As a general strategy, is there anything wrong with essentially duplicating the infra net setup in the xp net? Nodes with external links get a connection to an “xppod” (the infrapod for xp nets), That pod has WG set ups for connecting to other facilities. Then VLAN/VXLAN for connections…?

Or even just make XP lans over the infra switches? Pretend I know nothing…

Then you can use it as an egress point in the same way that you can use any gateway node/switch as an egress point.

Why do key exchange when you can just generate all of the keying information in the portal for everyone to use?

I didn’t want to expose private keys as a good security practice. I still think we should not have the portal generate private WG keys.

I think Brian ignored that on the facility side though.

The portal still needs to distribute the pub keys and other WG info.

You need to use the XP ports and those aren’t physically connected to the infranet switches.

The infranet differs because that creates a LAN with the infrapod (usually) as the rendezvous point and that external connections into the infranet are done just with wireguard, which is layer 3 only. Layer 3 only is ok for infranet across sites if you put them on a different subnet (for routing reasons).

Since you want L2 connections for xpnet, you’d want to use VXLAN over the wireguard tunnel so you only have to set up 1 wireguard tunnel and 1 BGP peer.

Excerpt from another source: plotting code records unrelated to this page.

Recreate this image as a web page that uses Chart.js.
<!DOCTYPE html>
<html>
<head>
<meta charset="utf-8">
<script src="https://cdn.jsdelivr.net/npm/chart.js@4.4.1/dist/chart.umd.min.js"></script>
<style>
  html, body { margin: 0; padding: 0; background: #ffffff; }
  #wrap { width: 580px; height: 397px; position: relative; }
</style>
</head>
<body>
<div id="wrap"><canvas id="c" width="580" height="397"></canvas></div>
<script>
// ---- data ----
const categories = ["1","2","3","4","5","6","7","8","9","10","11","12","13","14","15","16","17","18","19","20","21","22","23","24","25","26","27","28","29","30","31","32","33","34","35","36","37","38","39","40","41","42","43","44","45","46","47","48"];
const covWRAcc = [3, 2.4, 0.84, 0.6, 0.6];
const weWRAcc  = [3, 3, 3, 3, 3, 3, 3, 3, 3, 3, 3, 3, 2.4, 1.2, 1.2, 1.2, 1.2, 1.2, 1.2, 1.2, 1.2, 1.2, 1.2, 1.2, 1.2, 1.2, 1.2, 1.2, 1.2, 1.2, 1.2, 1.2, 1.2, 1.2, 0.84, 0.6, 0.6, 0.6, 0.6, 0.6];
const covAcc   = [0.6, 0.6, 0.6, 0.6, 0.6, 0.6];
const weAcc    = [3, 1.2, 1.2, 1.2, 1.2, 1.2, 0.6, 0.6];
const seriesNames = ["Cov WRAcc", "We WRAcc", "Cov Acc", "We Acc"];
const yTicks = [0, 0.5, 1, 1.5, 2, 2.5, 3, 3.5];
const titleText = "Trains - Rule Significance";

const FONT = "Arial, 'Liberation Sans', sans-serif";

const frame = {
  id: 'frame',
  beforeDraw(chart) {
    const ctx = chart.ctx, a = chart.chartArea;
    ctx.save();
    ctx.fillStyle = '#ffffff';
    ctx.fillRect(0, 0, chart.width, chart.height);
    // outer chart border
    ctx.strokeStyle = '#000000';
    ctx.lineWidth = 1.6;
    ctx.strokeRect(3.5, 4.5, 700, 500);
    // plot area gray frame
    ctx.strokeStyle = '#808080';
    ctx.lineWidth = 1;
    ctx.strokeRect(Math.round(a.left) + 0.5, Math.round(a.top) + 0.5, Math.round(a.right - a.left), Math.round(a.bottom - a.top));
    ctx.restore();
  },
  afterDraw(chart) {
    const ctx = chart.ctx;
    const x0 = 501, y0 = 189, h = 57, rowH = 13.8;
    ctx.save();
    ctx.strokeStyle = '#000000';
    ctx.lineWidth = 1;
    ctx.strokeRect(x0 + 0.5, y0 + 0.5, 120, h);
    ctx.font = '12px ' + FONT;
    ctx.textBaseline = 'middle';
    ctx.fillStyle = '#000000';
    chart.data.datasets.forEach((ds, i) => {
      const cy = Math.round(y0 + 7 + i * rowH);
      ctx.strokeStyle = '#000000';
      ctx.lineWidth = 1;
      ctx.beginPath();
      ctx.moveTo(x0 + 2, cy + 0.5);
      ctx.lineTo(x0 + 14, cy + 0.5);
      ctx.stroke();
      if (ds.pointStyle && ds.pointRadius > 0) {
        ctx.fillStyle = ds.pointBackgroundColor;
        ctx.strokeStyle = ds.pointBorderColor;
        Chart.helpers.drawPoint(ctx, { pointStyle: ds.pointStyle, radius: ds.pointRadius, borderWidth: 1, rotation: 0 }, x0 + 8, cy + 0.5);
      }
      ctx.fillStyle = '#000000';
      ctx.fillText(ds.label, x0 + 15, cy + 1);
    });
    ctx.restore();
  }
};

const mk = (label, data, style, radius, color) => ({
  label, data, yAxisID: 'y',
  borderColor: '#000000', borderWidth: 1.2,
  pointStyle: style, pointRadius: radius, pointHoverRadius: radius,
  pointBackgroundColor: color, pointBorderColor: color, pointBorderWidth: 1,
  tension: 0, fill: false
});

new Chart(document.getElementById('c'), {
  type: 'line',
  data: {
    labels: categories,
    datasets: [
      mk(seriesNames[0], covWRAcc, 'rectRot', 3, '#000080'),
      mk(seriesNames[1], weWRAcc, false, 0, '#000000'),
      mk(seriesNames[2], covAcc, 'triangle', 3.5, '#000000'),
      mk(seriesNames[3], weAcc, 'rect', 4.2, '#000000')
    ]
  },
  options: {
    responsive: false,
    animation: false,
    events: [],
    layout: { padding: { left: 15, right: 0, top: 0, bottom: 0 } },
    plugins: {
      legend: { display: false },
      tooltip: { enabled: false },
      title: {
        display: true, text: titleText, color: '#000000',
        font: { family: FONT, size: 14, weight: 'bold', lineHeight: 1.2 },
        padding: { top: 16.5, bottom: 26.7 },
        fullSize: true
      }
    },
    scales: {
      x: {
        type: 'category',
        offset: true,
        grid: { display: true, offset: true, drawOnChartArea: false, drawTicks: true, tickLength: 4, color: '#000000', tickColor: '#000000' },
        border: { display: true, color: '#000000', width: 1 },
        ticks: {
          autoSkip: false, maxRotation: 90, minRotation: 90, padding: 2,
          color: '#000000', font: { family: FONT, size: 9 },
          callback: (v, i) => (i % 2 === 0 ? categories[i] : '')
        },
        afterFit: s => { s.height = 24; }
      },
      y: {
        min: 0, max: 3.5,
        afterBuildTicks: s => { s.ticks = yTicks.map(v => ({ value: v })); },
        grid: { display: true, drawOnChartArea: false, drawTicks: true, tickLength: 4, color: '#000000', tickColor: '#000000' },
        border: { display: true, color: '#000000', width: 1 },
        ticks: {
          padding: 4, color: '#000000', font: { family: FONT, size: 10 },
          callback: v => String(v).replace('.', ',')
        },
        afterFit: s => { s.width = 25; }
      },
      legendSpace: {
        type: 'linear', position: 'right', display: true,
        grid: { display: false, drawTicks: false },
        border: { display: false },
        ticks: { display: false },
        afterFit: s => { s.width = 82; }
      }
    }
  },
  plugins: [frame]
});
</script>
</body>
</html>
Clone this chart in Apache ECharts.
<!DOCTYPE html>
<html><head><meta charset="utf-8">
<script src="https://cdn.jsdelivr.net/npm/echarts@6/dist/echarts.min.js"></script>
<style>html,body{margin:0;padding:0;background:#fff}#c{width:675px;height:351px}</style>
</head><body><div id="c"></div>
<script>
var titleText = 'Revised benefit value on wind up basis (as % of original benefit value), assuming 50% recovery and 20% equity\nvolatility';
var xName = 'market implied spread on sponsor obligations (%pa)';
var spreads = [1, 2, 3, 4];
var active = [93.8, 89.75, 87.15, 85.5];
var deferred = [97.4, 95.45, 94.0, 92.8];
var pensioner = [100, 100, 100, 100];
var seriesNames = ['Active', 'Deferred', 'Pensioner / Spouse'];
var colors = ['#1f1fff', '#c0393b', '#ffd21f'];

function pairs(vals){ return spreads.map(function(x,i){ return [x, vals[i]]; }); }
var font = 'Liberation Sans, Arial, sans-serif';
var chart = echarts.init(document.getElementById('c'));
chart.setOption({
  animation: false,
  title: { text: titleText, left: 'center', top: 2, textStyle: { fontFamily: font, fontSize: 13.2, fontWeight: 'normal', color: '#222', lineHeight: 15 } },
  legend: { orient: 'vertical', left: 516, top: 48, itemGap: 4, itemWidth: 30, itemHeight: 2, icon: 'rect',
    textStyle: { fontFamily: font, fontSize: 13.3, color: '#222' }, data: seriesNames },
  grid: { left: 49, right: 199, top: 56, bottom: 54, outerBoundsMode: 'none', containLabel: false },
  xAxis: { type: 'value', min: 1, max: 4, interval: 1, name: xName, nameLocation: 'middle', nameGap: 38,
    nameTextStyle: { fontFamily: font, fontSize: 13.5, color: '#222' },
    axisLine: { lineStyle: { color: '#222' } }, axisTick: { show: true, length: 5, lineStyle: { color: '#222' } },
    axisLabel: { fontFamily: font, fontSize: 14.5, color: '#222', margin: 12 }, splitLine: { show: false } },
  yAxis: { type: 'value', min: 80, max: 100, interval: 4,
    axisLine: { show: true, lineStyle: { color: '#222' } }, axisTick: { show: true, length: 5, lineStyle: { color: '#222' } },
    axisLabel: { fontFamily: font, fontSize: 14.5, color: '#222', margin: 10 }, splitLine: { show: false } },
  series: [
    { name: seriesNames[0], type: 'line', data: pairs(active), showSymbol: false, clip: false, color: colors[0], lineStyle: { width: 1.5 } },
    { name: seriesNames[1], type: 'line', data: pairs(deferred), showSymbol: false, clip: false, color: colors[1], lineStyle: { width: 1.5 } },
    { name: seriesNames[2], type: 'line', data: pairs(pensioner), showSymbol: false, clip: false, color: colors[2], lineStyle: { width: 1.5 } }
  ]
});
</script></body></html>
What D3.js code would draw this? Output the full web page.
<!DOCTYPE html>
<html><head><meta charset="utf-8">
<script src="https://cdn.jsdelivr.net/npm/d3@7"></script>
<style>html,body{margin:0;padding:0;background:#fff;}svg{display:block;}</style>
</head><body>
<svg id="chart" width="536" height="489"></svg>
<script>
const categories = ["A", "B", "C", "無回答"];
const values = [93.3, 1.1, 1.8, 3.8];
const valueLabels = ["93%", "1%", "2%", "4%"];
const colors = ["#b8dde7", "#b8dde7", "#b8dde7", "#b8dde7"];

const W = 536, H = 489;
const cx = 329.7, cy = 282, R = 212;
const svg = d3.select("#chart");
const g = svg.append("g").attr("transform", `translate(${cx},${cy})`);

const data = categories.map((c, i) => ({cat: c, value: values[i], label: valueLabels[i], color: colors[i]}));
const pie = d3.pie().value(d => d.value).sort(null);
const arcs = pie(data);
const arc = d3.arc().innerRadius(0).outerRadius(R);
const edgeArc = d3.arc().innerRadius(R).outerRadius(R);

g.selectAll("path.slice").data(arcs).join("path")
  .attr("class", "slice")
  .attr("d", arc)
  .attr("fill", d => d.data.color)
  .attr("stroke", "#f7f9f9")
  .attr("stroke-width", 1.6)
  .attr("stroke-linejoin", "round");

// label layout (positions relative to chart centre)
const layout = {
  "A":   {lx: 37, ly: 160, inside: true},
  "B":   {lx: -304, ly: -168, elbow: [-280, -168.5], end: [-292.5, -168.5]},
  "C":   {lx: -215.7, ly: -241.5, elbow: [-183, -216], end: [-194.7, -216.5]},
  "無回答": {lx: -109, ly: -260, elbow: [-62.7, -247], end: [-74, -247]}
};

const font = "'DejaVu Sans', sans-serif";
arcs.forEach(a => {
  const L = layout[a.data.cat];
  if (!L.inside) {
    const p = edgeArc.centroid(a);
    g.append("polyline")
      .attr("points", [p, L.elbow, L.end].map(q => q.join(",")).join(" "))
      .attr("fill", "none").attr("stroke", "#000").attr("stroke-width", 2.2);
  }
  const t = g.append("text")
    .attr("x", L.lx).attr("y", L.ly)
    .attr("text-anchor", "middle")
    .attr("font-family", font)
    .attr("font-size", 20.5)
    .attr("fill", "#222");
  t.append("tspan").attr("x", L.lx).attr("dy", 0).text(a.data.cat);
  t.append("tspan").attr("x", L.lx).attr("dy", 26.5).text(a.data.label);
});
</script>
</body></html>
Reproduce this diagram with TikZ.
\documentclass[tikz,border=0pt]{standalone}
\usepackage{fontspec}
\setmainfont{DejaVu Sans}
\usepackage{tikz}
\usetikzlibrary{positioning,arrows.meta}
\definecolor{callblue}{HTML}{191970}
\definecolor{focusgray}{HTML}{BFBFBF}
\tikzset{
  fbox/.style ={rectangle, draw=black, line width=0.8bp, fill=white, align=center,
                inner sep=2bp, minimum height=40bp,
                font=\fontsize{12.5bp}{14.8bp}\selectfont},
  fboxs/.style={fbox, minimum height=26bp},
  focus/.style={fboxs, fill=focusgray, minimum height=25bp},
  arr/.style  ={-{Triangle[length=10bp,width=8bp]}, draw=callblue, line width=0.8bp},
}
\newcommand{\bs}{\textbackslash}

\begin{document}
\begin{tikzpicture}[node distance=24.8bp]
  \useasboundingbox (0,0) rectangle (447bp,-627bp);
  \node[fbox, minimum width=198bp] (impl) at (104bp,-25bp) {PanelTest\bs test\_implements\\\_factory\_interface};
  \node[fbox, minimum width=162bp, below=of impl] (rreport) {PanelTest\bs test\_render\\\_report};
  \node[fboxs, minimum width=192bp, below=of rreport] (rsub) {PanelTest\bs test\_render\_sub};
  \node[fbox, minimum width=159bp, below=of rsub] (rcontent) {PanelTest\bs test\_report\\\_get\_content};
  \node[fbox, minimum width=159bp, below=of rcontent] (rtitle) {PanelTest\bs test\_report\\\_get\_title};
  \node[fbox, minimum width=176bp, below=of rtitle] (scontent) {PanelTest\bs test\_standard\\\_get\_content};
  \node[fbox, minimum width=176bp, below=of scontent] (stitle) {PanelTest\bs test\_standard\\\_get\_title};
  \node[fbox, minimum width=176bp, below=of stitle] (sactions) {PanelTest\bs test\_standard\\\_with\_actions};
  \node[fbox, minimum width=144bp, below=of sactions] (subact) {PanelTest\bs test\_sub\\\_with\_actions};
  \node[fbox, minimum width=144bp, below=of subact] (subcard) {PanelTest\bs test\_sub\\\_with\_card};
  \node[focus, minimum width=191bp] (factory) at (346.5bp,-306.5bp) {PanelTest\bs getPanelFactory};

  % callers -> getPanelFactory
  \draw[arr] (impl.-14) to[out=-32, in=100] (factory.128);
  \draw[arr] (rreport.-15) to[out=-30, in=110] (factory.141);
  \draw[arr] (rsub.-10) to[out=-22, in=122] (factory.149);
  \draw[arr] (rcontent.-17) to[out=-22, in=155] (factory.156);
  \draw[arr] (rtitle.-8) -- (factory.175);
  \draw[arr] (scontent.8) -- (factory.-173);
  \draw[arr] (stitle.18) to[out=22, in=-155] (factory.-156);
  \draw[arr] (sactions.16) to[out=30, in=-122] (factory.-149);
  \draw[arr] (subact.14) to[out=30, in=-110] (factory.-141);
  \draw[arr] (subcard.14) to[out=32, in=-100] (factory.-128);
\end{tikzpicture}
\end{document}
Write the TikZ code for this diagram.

Don’t these support multiple VXLANs per port? Can’t we create one for the xp traffic over the infra switch?

Oh, one thing complicated about a node being on both infranet and xpnet is that currently, because we have straight up two, separate and distinct AS/BGP networks for infranet and xpnet is that it’s difficult for a node to be on both of them, so that would make the infrapod having both infranet and xpnet BGP peers tough.

It’s the same reason why we currently cannot make a switch be both infranet and xpnet for VXLAN.

No, I mean, the XP ports aren’t physically connected to the infranet/infranet switches, they are physically isolated. How is traffic going to go between them if there’s no physical link between them?